At the same time, the measure chips away at several leftover Bush administration policies. It clears the way for the Obama administration to reverse a rule issued late in the Bush administration that says greenhouse gases may not be restricted to protect polar bears from global warming. Another Bush administration rule that reduced the input of federal scientists in endangered species decisions can also be quickly overturned without a lengthy rulemaking process.
_Endangered species: Allows the Interior and Commerce secretaries to withdraw Bush administration regulations that reduce the input of federal scientists in endangered species decisions, bar greenhouse gases from being restricted to protect polar bears from global warming, and allow oil and gas drilling to continue near the habitat of the bears.
AP also says:
Offshore oil drilling: Continues to lift the quarter-century congressional ban on oil and natural gas drilling off the Atlantic and Pacific coasts; the Obama administration has said it will not immediately issue drilling leases.

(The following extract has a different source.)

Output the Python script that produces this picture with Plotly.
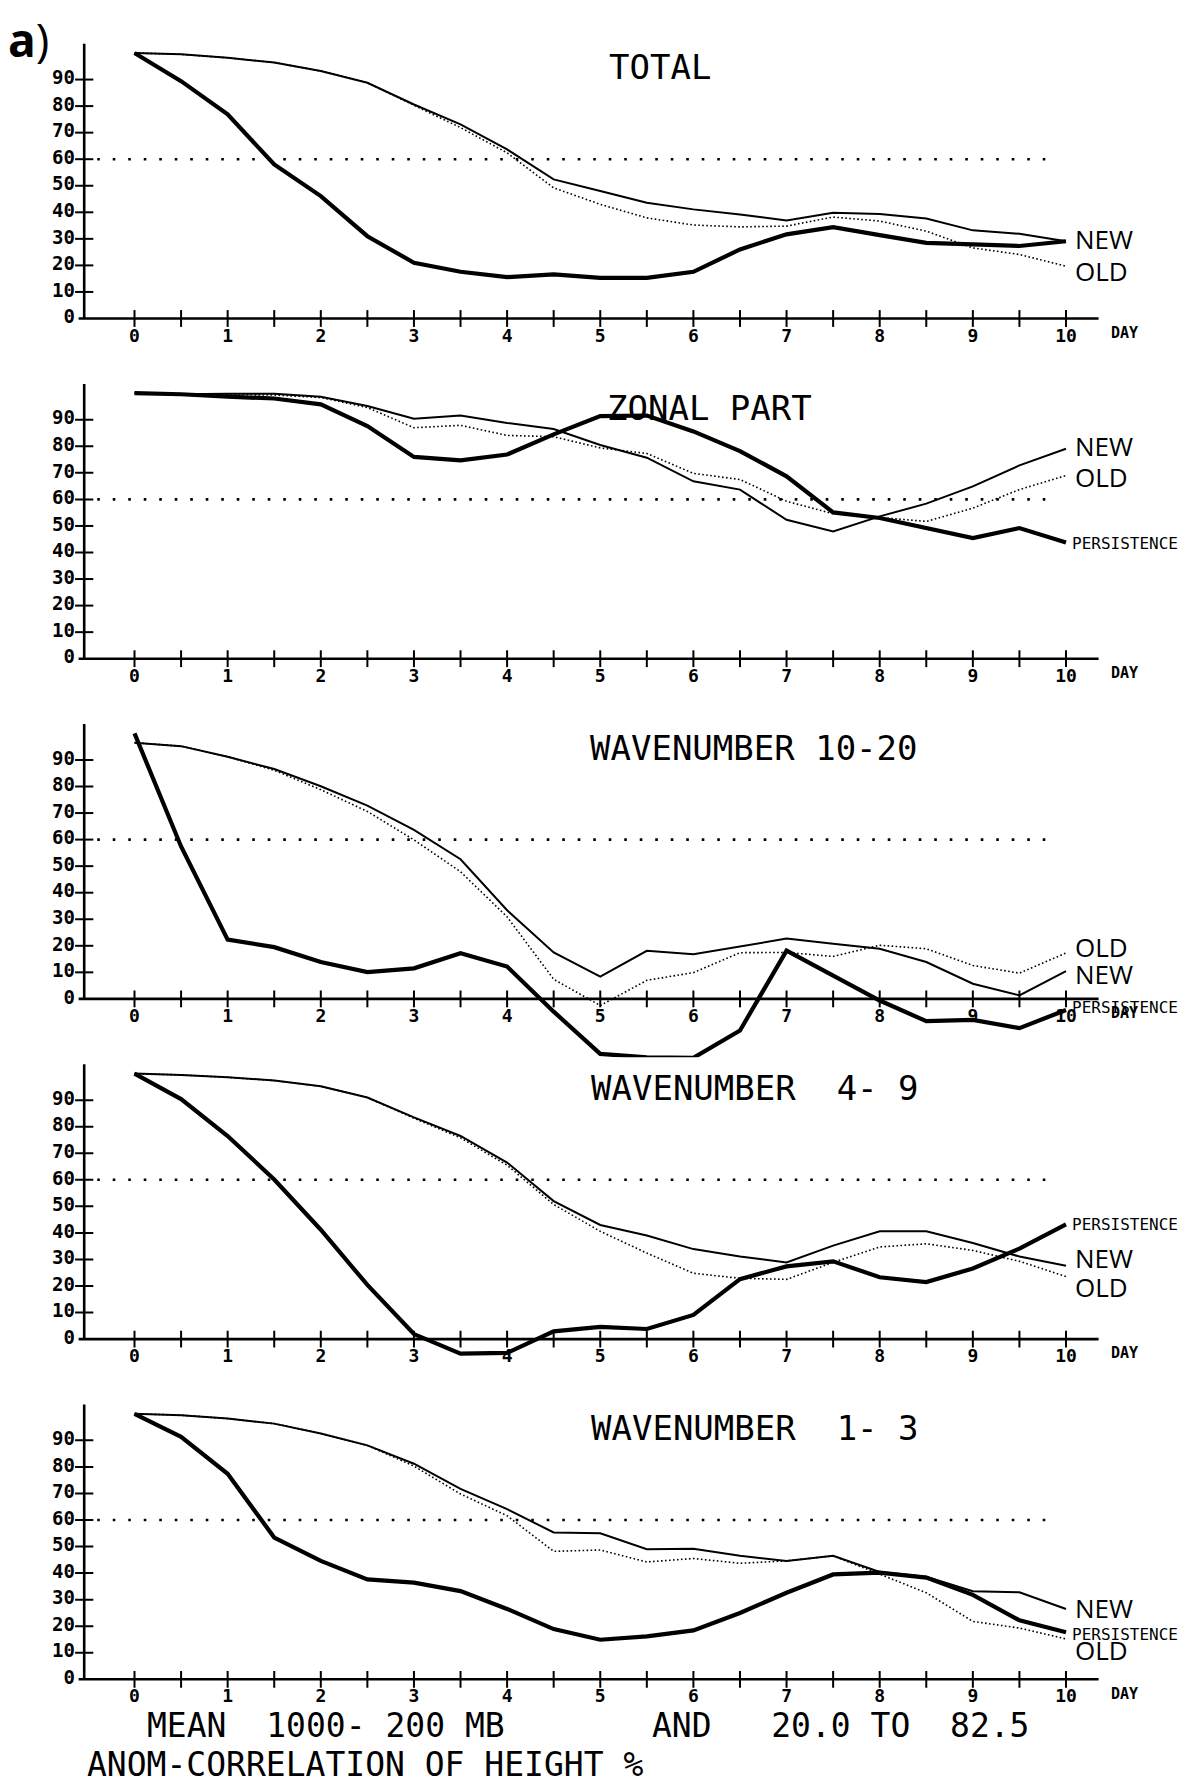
import plotly.graph_objects as go

# forecast day axis (every half day)
DAYS = [0, 0.5, 1, 1.5, 2, 2.5, 3, 3.5, 4, 4.5, 5, 5.5, 6, 6.5, 7, 7.5, 8, 8.5, 9, 9.5, 10]
DAY_LABELS = [0, 1, 2, 3, 4, 5, 6, 7, 8, 9, 10]
Y_TICKS = [10, 20, 30, 40, 50, 60, 70, 80, 90]
Y_LABELS = [0, 10, 20, 30, 40, 50, 60, 70, 80, 90]
THRESHOLD = 60

PANEL_TITLES = ["TOTAL", "ZONAL PART", "WAVENUMBER 10-20", "WAVENUMBER  4- 9", "WAVENUMBER  1- 3"]

# anomaly correlation (%) per panel
TOTAL_NEW = [100, 99.5, 98.2, 96.4, 93.2, 88.8, 80.6, 73.1, 63.7, 52.4, 48.0, 43.6, 41.1, 39.2, 36.9, 39.8, 39.4, 37.7, 33.2, 31.9, 29.1]
TOTAL_OLD = [100, 99.5, 98.2, 96.4, 93.2, 88.8, 80.3, 71.9, 62.4, 49.2, 43.0, 37.9, 35.2, 34.5, 34.8, 38.2, 36.7, 32.9, 26.6, 24.1, 19.7]
TOTAL_PERS = [100, 89.4, 76.9, 58.0, 46.1, 31.0, 21.0, 17.6, 15.6, 16.6, 15.3, 15.3, 17.6, 26.0, 31.7, 34.4, 31.4, 28.5, 27.9, 27.3, 29.1]

ZONAL_NEW = [100, 99.6, 99.8, 99.8, 98.7, 95.2, 90.4, 91.6, 88.8, 86.5, 80.5, 75.7, 66.8, 63.7, 52.3, 47.9, 53.6, 58.4, 64.9, 72.8, 79.1]
ZONAL_OLD = [100, 99.6, 99.5, 99.3, 98.4, 94.6, 87.0, 87.9, 84.1, 83.6, 79.4, 77.3, 69.8, 67.5, 59.3, 54.6, 53.2, 51.7, 56.7, 63.7, 69.0]
ZONAL_PERS = [100, 99.6, 98.7, 98.0, 95.8, 87.6, 76.0, 74.7, 76.9, 84.5, 91.4, 91.6, 85.6, 78.2, 68.7, 55.1, 53.0, 49.2, 45.4, 49.2, 43.8]

W1020_NEW = [96.5, 95.2, 91.2, 86.6, 80.1, 72.8, 63.7, 52.6, 33.4, 17.5, 8.4, 18.1, 16.8, 19.8, 22.7, 20.8, 18.9, 13.9, 5.7, 1.3, 10.5]
W1020_OLD = [96.5, 95.2, 91.2, 86.1, 78.8, 70.6, 59.9, 47.9, 30.9, 7.4, -2.5, 7.0, 9.9, 17.4, 17.5, 16.0, 20.2, 18.9, 12.6, 9.7, 17.3]
W1020_PERS = [100, 57.4, 22.3, 19.5, 13.9, 10.1, 11.5, 17.2, 12.2, -4.8, -20.7, -22.0, -22.2, -11.9, 18.2, 9.0, -0.6, -8.4, -7.9, -11.0, -4.2]

W49_NEW = [100, 99.5, 98.6, 97.4, 95.2, 91.0, 83.5, 76.5, 66.5, 52.0, 43.0, 39.0, 33.9, 31.1, 28.9, 35.2, 40.6, 40.6, 36.2, 31.1, 27.6]
W49_OLD = [100, 99.5, 98.6, 97.4, 95.2, 91.0, 83.2, 75.8, 65.5, 50.7, 40.6, 32.4, 24.8, 22.9, 22.5, 28.9, 34.7, 35.9, 33.4, 29.3, 23.6]
W49_PERS = [100, 90.4, 76.5, 60.1, 41.2, 20.4, 1.9, -5.5, -5.2, 2.9, 4.6, 3.8, 9.1, 22.6, 27.4, 29.3, 23.3, 21.5, 26.6, 34.1, 43.2]

W13_NEW = [100, 99.5, 98.2, 96.3, 92.6, 88.1, 81.2, 71.7, 64.1, 55.3, 55.0, 49.0, 49.2, 46.5, 44.6, 46.5, 40.4, 38.6, 33.2, 32.8, 26.5]
W13_OLD = [100, 99.5, 98.2, 96.3, 92.6, 88.1, 80.3, 69.8, 61.6, 48.2, 48.7, 44.2, 45.5, 43.7, 44.6, 46.5, 39.6, 32.6, 21.8, 19.3, 15.2]
W13_PERS = [100, 91.3, 77.4, 53.4, 44.6, 37.6, 36.4, 33.2, 26.5, 18.9, 14.9, 16.2, 18.4, 25.0, 32.6, 39.5, 40.2, 38.3, 31.8, 22.2, 17.7]

PANELS = [
    (TOTAL_NEW, TOTAL_OLD, TOTAL_PERS),
    (ZONAL_NEW, ZONAL_OLD, ZONAL_PERS),
    (W1020_NEW, W1020_OLD, W1020_PERS),
    (W49_NEW, W49_OLD, W49_PERS),
    (W13_NEW, W13_OLD, W13_PERS),
]

# end-of-line label heights (value units), None = not labelled
NEW_LABEL_Y = [29.8, 80.3, 9.4, 30.4, 26.7]
OLD_LABEL_Y = [18.0, 68.4, 19.4, 19.7, 11.0]
PERS_LABEL_Y = [None, 43.5, -3.4, 43.0, 16.7]
TITLE_X = [5.07, 5.05, 4.87, 4.88, 4.88]

# ---- geometry (pixels of the 1198 x 1787 page) ----
W, H = 1198, 1787
DAY0_PX, PX_PER_DAY = 134.5, 93.15
ZERO_PX = [318.5, 658.7, 998.9, 1339.1, 1679.3]
PX_PER_UNIT = 2.655
Y_LO, Y_HI = -22, 106
XMIN = -DAY0_PX / PX_PER_DAY
XMAX = (W - DAY0_PX) / PX_PER_DAY

PLOTTER = "DejaVu Sans Mono"
SANS = "Open Sans"
INK = "black"


def paper_y(px):
    return 1 - px / H


fig = go.Figure()
layout = dict(
    width=W, height=H,
    margin=dict(l=0, r=0, t=0, b=0),
    plot_bgcolor="white", paper_bgcolor="white",
    showlegend=False,
)
shapes = []
annotations = []

for i, (new, old, pers) in enumerate(PANELS):
    n = "" if i == 0 else str(i + 1)
    xa, ya = "x" + n, "y" + n
    top_px = ZERO_PX[i] - Y_HI * PX_PER_UNIT
    bot_px = ZERO_PX[i] - Y_LO * PX_PER_UNIT
    layout["xaxis" + n] = dict(domain=[0, 1], range=[XMIN, XMAX], visible=False, anchor=ya)
    layout["yaxis" + n] = dict(domain=[paper_y(bot_px), paper_y(top_px)], range=[Y_LO, Y_HI],
                               visible=False, anchor=xa)

    # dotted 60% reference line
    fig.add_trace(go.Scatter(x=[-0.4, 9.9], y=[THRESHOLD, THRESHOLD], xaxis=xa, yaxis=ya,
                             mode="lines", line=dict(color=INK, width=2.6, dash="2.6px,12.9px"),
                             hoverinfo="skip"))
    # axes
    shapes.append(dict(type="line", xref=xa, yref=ya, x0=-0.6, x1=10.35, y0=0, y1=0,
                       line=dict(color=INK, width=2.6)))
    shapes.append(dict(type="line", xref=xa, yref=ya, x0=-0.54, x1=-0.54, y0=0, y1=103.5,
                       line=dict(color=INK, width=2.6)))
    fig.add_trace(go.Scatter(x=DAYS, y=[0] * len(DAYS), xaxis=xa, yaxis=ya, mode="markers",
                             marker=dict(symbol="line-ns", size=12, line=dict(color=INK, width=2)),
                             hoverinfo="skip"))
    fig.add_trace(go.Scatter(x=[-0.54] * len(Y_TICKS), y=Y_TICKS, xaxis=xa, yaxis=ya, mode="markers",
                             marker=dict(symbol="line-ew", size=13, line=dict(color=INK, width=2)),
                             hoverinfo="skip"))
    fig.add_trace(go.Scatter(x=DAY_LABELS, y=[-7.0] * len(DAY_LABELS), xaxis=xa, yaxis=ya,
                             mode="text", text=["<b>%d</b>" % d for d in DAY_LABELS],
                             textposition="middle center", cliponaxis=False,
                             textfont=dict(family=PLOTTER, size=18, color=INK), hoverinfo="skip"))
    fig.add_trace(go.Scatter(x=[-0.64] * len(Y_LABELS), y=Y_LABELS, xaxis=xa, yaxis=ya,
                             mode="text", text=["<b>%d</b>" % v for v in Y_LABELS],
                             textposition="middle left", cliponaxis=False,
                             textfont=dict(family=PLOTTER, size=19, color=INK), hoverinfo="skip"))

    # forecast curves
    fig.add_trace(go.Scatter(x=DAYS, y=old, xaxis=xa, yaxis=ya, mode="lines", name="OLD",
                             line=dict(color=INK, width=1.6, dash="1.6px,2.4px")))
    fig.add_trace(go.Scatter(x=DAYS, y=new, xaxis=xa, yaxis=ya, mode="lines", name="NEW",
                             line=dict(color=INK, width=2)))
    fig.add_trace(go.Scatter(x=DAYS, y=pers, xaxis=xa, yaxis=ya, mode="lines", name="PERSISTENCE",
                             line=dict(color=INK, width=4.2)))

    # texts
    annotations.append(dict(text=PANEL_TITLES[i], xref=xa, yref=ya, x=TITLE_X[i], y=94.6,
                            xanchor="left", yanchor="middle", showarrow=False,
                            font=dict(family=PLOTTER, size=34, color=INK)))
    annotations.append(dict(text="<b>DAY</b>", xref=xa, yref=ya, x=10.46, y=-5.4,
                            xanchor="left", yanchor="middle", showarrow=False,
                            font=dict(family=PLOTTER, size=15, color=INK)))
    if PERS_LABEL_Y[i] is not None:
        annotations.append(dict(text="PERSISTENCE", xref=xa, yref=ya, x=10.04, y=PERS_LABEL_Y[i],
                                xanchor="left", yanchor="middle", showarrow=False,
                                font=dict(family=PLOTTER, size=16, color=INK)))
    for lbl, yv in (("NEW", NEW_LABEL_Y[i]), ("OLD", OLD_LABEL_Y[i])):
        annotations.append(dict(text=lbl, xref=xa, yref=ya, x=10.07, y=yv,
                                xanchor="left", yanchor="middle", showarrow=False,
                                font=dict(family=SANS, size=26, color=INK)))

# panel letter and footer
annotations.append(dict(text="<b>a</b>)", xref="paper", yref="paper", x=6 / W, y=paper_y(6),
                        xanchor="left", yanchor="top", showarrow=False,
                        font=dict(family=SANS, size=46, color=INK)))
footer = [
    ("MEAN  1000- 200 MB", 145, 1725),
    ("AND   20.0 TO  82.5", 650, 1725),
    ("ANOM-CORRELATION OF HEIGHT %", 85, 1764),
]
for txt, xpx, ypx in footer:
    annotations.append(dict(text=txt, xref="paper", yref="paper", x=xpx / W, y=paper_y(ypx),
                            xanchor="left", yanchor="middle", showarrow=False,
                            font=dict(family=PLOTTER, size=33, color=INK)))

layout["shapes"] = shapes
layout["annotations"] = annotations
fig.update_layout(**layout)

fig.write_html("out.html", config={"displayModeBar": False},
               post_script="document.body.style.margin='0';")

Also, good stuff for climate science.
From the House Appropriation Committee’s website:
Global Climate Change Research: Nearly $2 billion, $262 million above 2008, to study global climate
change, one of the greatest challenges facing our country. This includes:
• NASA: $1.3 billion, including over $150 million to fund Earth science missions and to measure climate
change – such as measuring Earth’s radiation or changes in polar ice, as recommended by the National
Academy of Sciences.
• NOAA: $394 million to improve computer models, install climate sensors on satellites and improve the
accessibility of climate data.
• National Science Foundation: An estimated $230 million to research the impacts of human activities on
the climate and to study carbon cycles, land use, and impacts on ecosystems.
• Economic Development Administration: $14.7 million for the Global Climate Change Mitigation Fund, to
encourage businesses to use green practices.